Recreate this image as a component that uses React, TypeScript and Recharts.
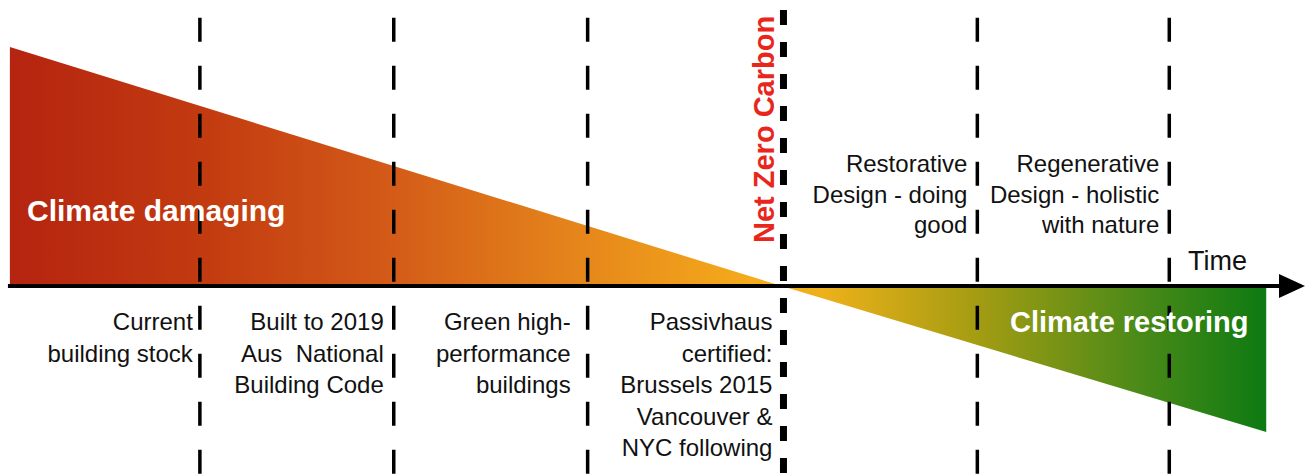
import { ComposedChart, Area, XAxis, YAxis, ReferenceLine, ReferenceDot } from 'recharts'

// impact over time: positive = climate damaging, negative = climate restoring
const impactTimes = [0.02, 4, 6.5]
const impactValues = [10.06, 0, -6.15]

// dashed stage markers on the time axis
const stageTimes = [1, 2, 3, 4.01, 5.01, 6]
const stageBelow = [
  ['Current', 'building stock'],
  ['Built to 2019', 'Aus  National', 'Building Code'],
  ['Green high-', 'performance', 'buildings'],
  ['Passivhaus', 'certified:', 'Brussels 2015', 'Vancouver &', 'NYC following'],
  [],
  [],
]
const stageAbove = [
  [],
  [],
  [],
  [],
  ['Restorative', 'Design - doing', 'good'],
  ['Regenerative', 'Design - holistic', 'with nature'],
]
const netZeroIndex = 3
const netZeroTitle = 'Net Zero Carbon'
const axisTitle = 'Time'
const damagingTitle = 'Climate damaging'
const restoringTitle = 'Climate restoring'

const data = impactTimes.map((t, i) => ({ t, impact: impactValues[i] }))

const FONT = '"Liberation Sans", Arial, Helvetica, sans-serif'
const labelGap = [7, 10, 17, 11, 10, 10]

function stageLabel(i: number) {
  return (props: any) => {
    const vb = props.viewBox || {}
    const right = vb.x - labelGap[i]
    return (
      <g>
        {stageBelow[i].map((line, k) => (
          <text key={'b' + k} x={right} y={330 + k * 31.5} textAnchor="end" fontSize={24}
            fontFamily={FONT} fill="#111" style={{ whiteSpace: 'pre' }}>{line}</text>
        ))}
        {stageAbove[i].map((line, k) => (
          <text key={'a' + k} x={right} y={172 + k * 30.5} textAnchor="end" fontSize={24}
            fontFamily={FONT} fill="#111" style={{ whiteSpace: 'pre' }}>{line}</text>
        ))}
        {i === netZeroIndex && (
          <text x={vb.x - 9} y={243} transform={`rotate(-90 ${vb.x - 9} 243)`} fontSize={29}
            fontWeight="bold" fontFamily={FONT} fill="#e8261b">{netZeroTitle}</text>
        )}
      </g>
    )
  }
}

const axisLabels = () => (
  <g>
    <text x={27} y={221} fontSize={30} fontWeight="bold" fontFamily={FONT} fill="#fff">{damagingTitle}</text>
    <text x={1010} y={332} fontSize={29} fontWeight="bold" fontFamily={FONT} fill="#fff">{restoringTitle}</text>
    <text x={1188} y={270} fontSize={27} fontFamily={FONT} fill="#111">{axisTitle}</text>
  </g>
)

const arrowHead = (p: any) => (
  <polygon points={`${p.cx - 26},${p.cy - 12} ${p.cx},${p.cy} ${p.cx - 26},${p.cy + 12}`} fill="#000" />
)

export default function App() {
  return (
    <div style={{ position: 'absolute', left: 0, top: 0, background: '#fff' }}>
      <ComposedChart width={1308} height={476} data={data} margin={{ top: 1, right: 3, bottom: 0, left: 6 }}>
        <defs>
          <linearGradient id="impactFill" x1="0" y1="0" x2="1" y2="0">
            <stop offset="0" stopColor="#b52410" />
            <stop offset="0.15" stopColor="#c23a10" />
            <stop offset="0.3" stopColor="#d35a18" />
            <stop offset="0.46" stopColor="#e6881b" />
            <stop offset="0.61" stopColor="#f7b01c" />
            <stop offset="0.65" stopColor="#ecb01a" />
            <stop offset="0.77" stopColor="#a49c12" />
            <stop offset="0.9" stopColor="#4a8a18" />
            <stop offset="1" stopColor="#0d7a12" />
          </linearGradient>
        </defs>
        <XAxis type="number" dataKey="t" domain={[0, 6.7]} hide />
        <YAxis type="number" domain={[-8, 12]} hide />
        <Area type="linear" dataKey="impact" baseValue={0} stroke="none" fill="url(#impactFill)"
          fillOpacity={1} isAnimationActive={false} />
        {stageTimes.map((t, i) => (
          <ReferenceLine key={i}
            segment={[{ x: t, y: i === netZeroIndex ? 11.62 : 11.3 }, { x: t, y: -8 }]}
            stroke="#000"
            strokeWidth={i === netZeroIndex ? 7 : 3.5}
            strokeDasharray={i === netZeroIndex ? '15 17' : '24 24'}
            label={stageLabel(i)}
          />
        ))}
        <ReferenceLine segment={[{ x: 0.01, y: 0 }, { x: 6.6, y: 0 }]} stroke="#000" strokeWidth={4}
          label={axisLabels} />
        <ReferenceDot x={6.7} y={0} r={1} shape={arrowHead} />
      </ComposedChart>
    </div>
  )
}
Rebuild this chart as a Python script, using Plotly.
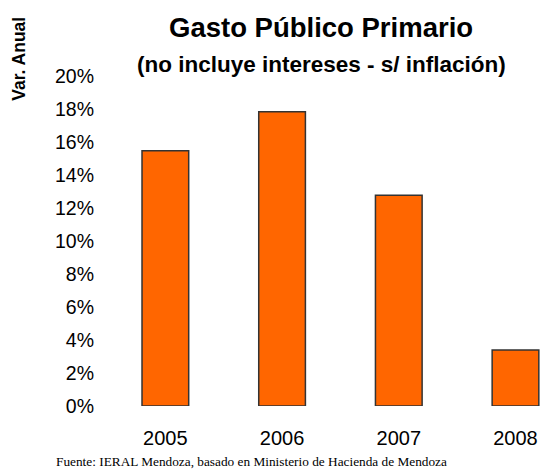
import plotly.graph_objects as go

years = ["2005", "2006", "2007", "2008"]
var_anual = [15.47, 17.84, 12.77, 3.39]
y_ticks = [0, 2, 4, 6, 8, 10, 12, 14, 16, 18, 20]
y_tick_labels = [f"{v}%" for v in y_ticks]

SANS = "Liberation Sans, Arial, sans-serif"
SERIF = "Liberation Serif, Times New Roman, serif"

fig = go.Figure(
    go.Bar(
        x=years,
        y=var_anual,
        width=0.4,
        marker=dict(color="#FF6600", line=dict(color="#333333", width=1.5)),
        hoverinfo="skip",
    )
)

L, R, T, B = 106.5, 0, 76, 64
W, H = 540, 470
pw = W - L - R
ph = H - T - B


def px(xp):
    return (xp - L) / pw


def py(yp):
    return (H - B - yp) / ph


fig.update_layout(
    width=W,
    height=H,
    margin=dict(l=L, r=R, t=T, b=B, pad=0),
    paper_bgcolor="white",
    plot_bgcolor="white",
    showlegend=False,
    font=dict(family=SANS, color="black"),
    xaxis=dict(
        type="category",
        range=[-0.5, 3.21],
        showline=False,
        showgrid=False,
        zeroline=False,
        ticks="",
        tickfont=dict(family=SANS, size=20, color="black"),
        ticklabelstandoff=18,
    ),
    yaxis=dict(
        range=[0, 20],
        tickvals=y_ticks,
        ticktext=y_tick_labels,
        showline=False,
        showgrid=False,
        zeroline=False,
        ticks="",
        tickfont=dict(family=SANS, size=19.5, color="black"),
        ticklabelstandoff=12,
    ),
    annotations=[
        dict(
            text="<b>Gasto Público Primario</b>",
            xref="paper", yref="paper",
            x=px(321), y=py(27),
            xanchor="center", yanchor="middle",
            showarrow=False,
            font=dict(family=SANS, size=27.5, color="black"),
        ),
        dict(
            text="<b>(no incluye intereses - s/ inflación)</b>",
            xref="paper", yref="paper",
            x=px(321.5), y=py(65),
            xanchor="center", yanchor="middle",
            showarrow=False,
            font=dict(family=SANS, size=22.5, color="black"),
        ),
        dict(
            text="<b>Var. Anual</b>",
            xref="paper", yref="paper",
            x=px(17.7), y=py(58.5),
            xanchor="center", yanchor="middle",
            textangle=-90,
            showarrow=False,
            font=dict(family=SANS, size=17.5, color="black"),
        ),
        dict(
            text="Fuente: IERAL Mendoza, basado en Ministerio de Hacienda de Mendoza",
            xref="paper", yref="paper",
            x=px(251.3), y=py(461.5),
            xanchor="center", yanchor="middle",
            showarrow=False,
            font=dict(family=SERIF, size=13.3, color="black"),
        ),
    ],
)

fig.write_html(
    "out.html",
    config={"displayModeBar": False},
    post_script="document.body.style.margin='0';document.body.style.overflow='hidden';",
)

- OBJECTIVE -
With all pictures left out, please transcribe exactly the lines from the start of the material through the line with "const impactValues = [10.06, 0, -6.15]".

- TASK SOLUTION -
Recreate this image as a component that uses React, TypeScript and Recharts.
import { ComposedChart, Area, XAxis, YAxis, ReferenceLine, ReferenceDot } from 'recharts'

// impact over time: positive = climate damaging, negative = climate restoring
const impactTimes = [0.02, 4, 6.5]
const impactValues = [10.06, 0, -6.15]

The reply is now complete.